** Given information **
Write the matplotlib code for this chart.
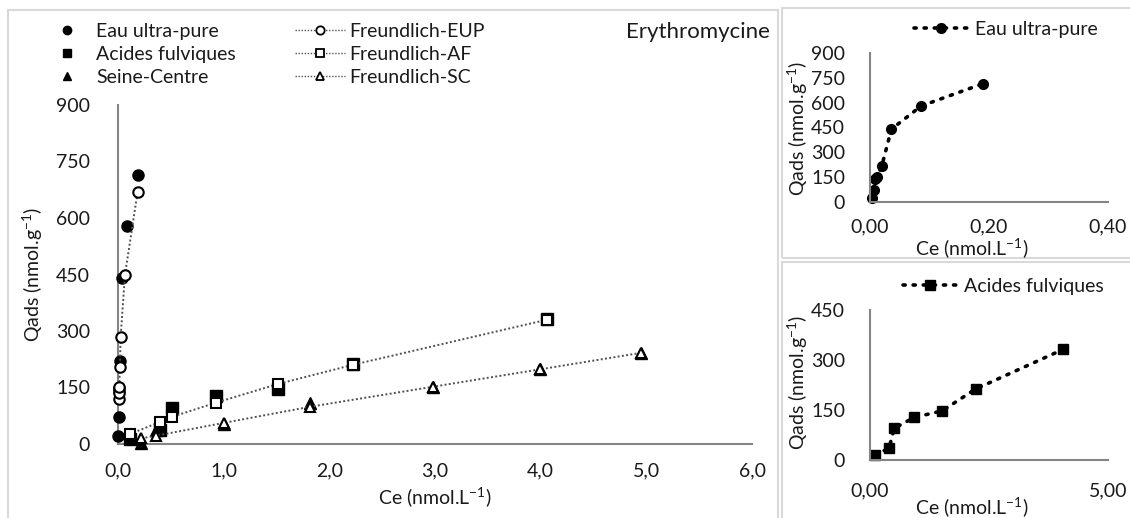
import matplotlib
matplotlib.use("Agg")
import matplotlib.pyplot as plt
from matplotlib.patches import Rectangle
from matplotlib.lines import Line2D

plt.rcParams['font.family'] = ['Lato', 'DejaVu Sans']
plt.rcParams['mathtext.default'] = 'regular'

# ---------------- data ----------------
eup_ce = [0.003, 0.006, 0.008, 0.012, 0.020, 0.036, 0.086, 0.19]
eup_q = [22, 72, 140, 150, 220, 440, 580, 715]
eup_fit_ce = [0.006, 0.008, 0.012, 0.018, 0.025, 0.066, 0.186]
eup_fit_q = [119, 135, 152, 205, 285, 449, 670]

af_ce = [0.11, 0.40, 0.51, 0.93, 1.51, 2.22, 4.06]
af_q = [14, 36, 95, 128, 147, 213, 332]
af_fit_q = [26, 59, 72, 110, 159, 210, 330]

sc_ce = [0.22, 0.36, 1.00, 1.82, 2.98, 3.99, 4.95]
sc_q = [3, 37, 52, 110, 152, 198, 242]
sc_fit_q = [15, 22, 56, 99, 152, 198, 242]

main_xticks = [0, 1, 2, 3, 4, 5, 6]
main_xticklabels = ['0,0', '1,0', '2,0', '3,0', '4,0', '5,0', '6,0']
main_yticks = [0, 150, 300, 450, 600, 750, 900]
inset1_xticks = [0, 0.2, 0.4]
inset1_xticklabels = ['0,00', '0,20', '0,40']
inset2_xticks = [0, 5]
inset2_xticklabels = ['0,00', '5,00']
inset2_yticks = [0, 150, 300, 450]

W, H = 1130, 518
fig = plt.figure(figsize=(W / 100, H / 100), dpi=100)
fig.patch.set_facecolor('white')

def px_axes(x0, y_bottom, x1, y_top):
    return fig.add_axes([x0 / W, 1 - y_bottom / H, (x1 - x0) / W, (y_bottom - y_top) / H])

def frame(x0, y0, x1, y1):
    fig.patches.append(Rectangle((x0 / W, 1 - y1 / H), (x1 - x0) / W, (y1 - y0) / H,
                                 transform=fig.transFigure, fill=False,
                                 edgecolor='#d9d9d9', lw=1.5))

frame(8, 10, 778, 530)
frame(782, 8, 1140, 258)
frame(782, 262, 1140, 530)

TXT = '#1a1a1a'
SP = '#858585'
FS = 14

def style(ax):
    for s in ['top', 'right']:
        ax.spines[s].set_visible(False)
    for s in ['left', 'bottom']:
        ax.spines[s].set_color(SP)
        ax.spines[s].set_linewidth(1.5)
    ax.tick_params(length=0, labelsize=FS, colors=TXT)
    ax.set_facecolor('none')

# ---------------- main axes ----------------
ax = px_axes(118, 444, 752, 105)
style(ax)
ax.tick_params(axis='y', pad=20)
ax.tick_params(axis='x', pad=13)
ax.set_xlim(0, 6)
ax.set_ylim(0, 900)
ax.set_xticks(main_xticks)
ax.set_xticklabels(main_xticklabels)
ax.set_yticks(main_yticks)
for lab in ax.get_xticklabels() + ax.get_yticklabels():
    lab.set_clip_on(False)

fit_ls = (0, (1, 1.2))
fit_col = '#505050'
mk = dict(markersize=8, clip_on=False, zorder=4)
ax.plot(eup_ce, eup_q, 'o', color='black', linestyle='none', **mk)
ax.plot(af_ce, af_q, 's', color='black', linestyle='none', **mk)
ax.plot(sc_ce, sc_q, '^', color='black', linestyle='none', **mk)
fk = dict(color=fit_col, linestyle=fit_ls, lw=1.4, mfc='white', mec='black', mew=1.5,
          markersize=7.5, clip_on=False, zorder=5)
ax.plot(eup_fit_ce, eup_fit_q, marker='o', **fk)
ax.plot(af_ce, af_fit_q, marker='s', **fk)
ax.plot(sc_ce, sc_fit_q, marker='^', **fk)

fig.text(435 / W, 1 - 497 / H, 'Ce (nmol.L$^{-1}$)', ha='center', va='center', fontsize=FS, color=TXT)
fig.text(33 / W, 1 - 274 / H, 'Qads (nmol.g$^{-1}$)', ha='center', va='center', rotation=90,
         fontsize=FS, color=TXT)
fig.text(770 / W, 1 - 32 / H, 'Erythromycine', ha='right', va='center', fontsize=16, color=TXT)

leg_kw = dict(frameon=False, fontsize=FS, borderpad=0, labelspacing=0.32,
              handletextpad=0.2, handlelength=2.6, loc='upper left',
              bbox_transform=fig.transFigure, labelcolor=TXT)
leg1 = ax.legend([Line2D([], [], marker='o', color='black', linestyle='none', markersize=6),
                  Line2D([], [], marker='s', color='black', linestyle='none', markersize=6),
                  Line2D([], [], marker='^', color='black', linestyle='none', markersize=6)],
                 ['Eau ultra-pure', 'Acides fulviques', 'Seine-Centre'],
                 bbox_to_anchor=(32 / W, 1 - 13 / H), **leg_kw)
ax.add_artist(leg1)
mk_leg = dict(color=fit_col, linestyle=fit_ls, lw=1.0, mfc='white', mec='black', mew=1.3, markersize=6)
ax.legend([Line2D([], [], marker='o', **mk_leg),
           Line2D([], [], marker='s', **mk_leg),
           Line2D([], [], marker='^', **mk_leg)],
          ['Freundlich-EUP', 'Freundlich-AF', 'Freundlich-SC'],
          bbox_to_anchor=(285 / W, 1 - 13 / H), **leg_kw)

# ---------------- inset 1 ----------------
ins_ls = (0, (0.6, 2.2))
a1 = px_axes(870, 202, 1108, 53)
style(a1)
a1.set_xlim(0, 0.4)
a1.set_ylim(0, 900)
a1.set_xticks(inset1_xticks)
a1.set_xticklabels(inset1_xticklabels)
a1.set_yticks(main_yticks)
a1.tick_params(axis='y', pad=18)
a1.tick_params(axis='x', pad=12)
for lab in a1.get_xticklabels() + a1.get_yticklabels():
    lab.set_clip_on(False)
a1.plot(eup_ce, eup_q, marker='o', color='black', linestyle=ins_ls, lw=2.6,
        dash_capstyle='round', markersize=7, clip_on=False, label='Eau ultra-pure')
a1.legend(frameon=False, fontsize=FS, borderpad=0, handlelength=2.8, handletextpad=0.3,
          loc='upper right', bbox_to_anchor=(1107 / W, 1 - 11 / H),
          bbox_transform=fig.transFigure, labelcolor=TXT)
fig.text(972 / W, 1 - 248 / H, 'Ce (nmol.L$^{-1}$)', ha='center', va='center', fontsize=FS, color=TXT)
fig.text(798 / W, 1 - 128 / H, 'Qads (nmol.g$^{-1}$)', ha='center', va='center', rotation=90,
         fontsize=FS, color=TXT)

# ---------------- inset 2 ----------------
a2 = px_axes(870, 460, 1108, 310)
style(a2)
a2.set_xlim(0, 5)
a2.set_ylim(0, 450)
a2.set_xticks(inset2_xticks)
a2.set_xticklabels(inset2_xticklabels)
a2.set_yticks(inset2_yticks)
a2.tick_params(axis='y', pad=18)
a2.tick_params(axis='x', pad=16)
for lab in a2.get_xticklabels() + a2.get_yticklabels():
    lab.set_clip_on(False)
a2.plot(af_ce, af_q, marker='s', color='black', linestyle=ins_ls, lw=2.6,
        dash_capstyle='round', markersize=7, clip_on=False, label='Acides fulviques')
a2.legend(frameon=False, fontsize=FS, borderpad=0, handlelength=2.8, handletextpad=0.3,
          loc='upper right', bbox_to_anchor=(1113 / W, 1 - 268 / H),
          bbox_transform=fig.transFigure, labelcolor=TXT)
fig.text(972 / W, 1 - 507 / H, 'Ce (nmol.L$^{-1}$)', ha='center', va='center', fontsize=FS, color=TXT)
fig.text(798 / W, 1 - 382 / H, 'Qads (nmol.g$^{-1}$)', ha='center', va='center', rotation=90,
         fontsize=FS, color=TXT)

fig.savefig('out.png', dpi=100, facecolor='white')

** Problem requirements **
Reproduce exactly the run of lines that opens the listing and closes with the line holding "af_fit_q = [26, 59, 72, 110, 159, 210, 330]". Pictures are excluded.

** Output for this task **
Write the matplotlib code for this chart.
import matplotlib
matplotlib.use("Agg")
import matplotlib.pyplot as plt
from matplotlib.patches import Rectangle
from matplotlib.lines import Line2D

plt.rcParams['font.family'] = ['Lato', 'DejaVu Sans']
plt.rcParams['mathtext.default'] = 'regular'

# ---------------- data ----------------
eup_ce = [0.003, 0.006, 0.008, 0.012, 0.020, 0.036, 0.086, 0.19]
eup_q = [22, 72, 140, 150, 220, 440, 580, 715]
eup_fit_ce = [0.006, 0.008, 0.012, 0.018, 0.025, 0.066, 0.186]
eup_fit_q = [119, 135, 152, 205, 285, 449, 670]

af_ce = [0.11, 0.40, 0.51, 0.93, 1.51, 2.22, 4.06]
af_q = [14, 36, 95, 128, 147, 213, 332]
af_fit_q = [26, 59, 72, 110, 159, 210, 330]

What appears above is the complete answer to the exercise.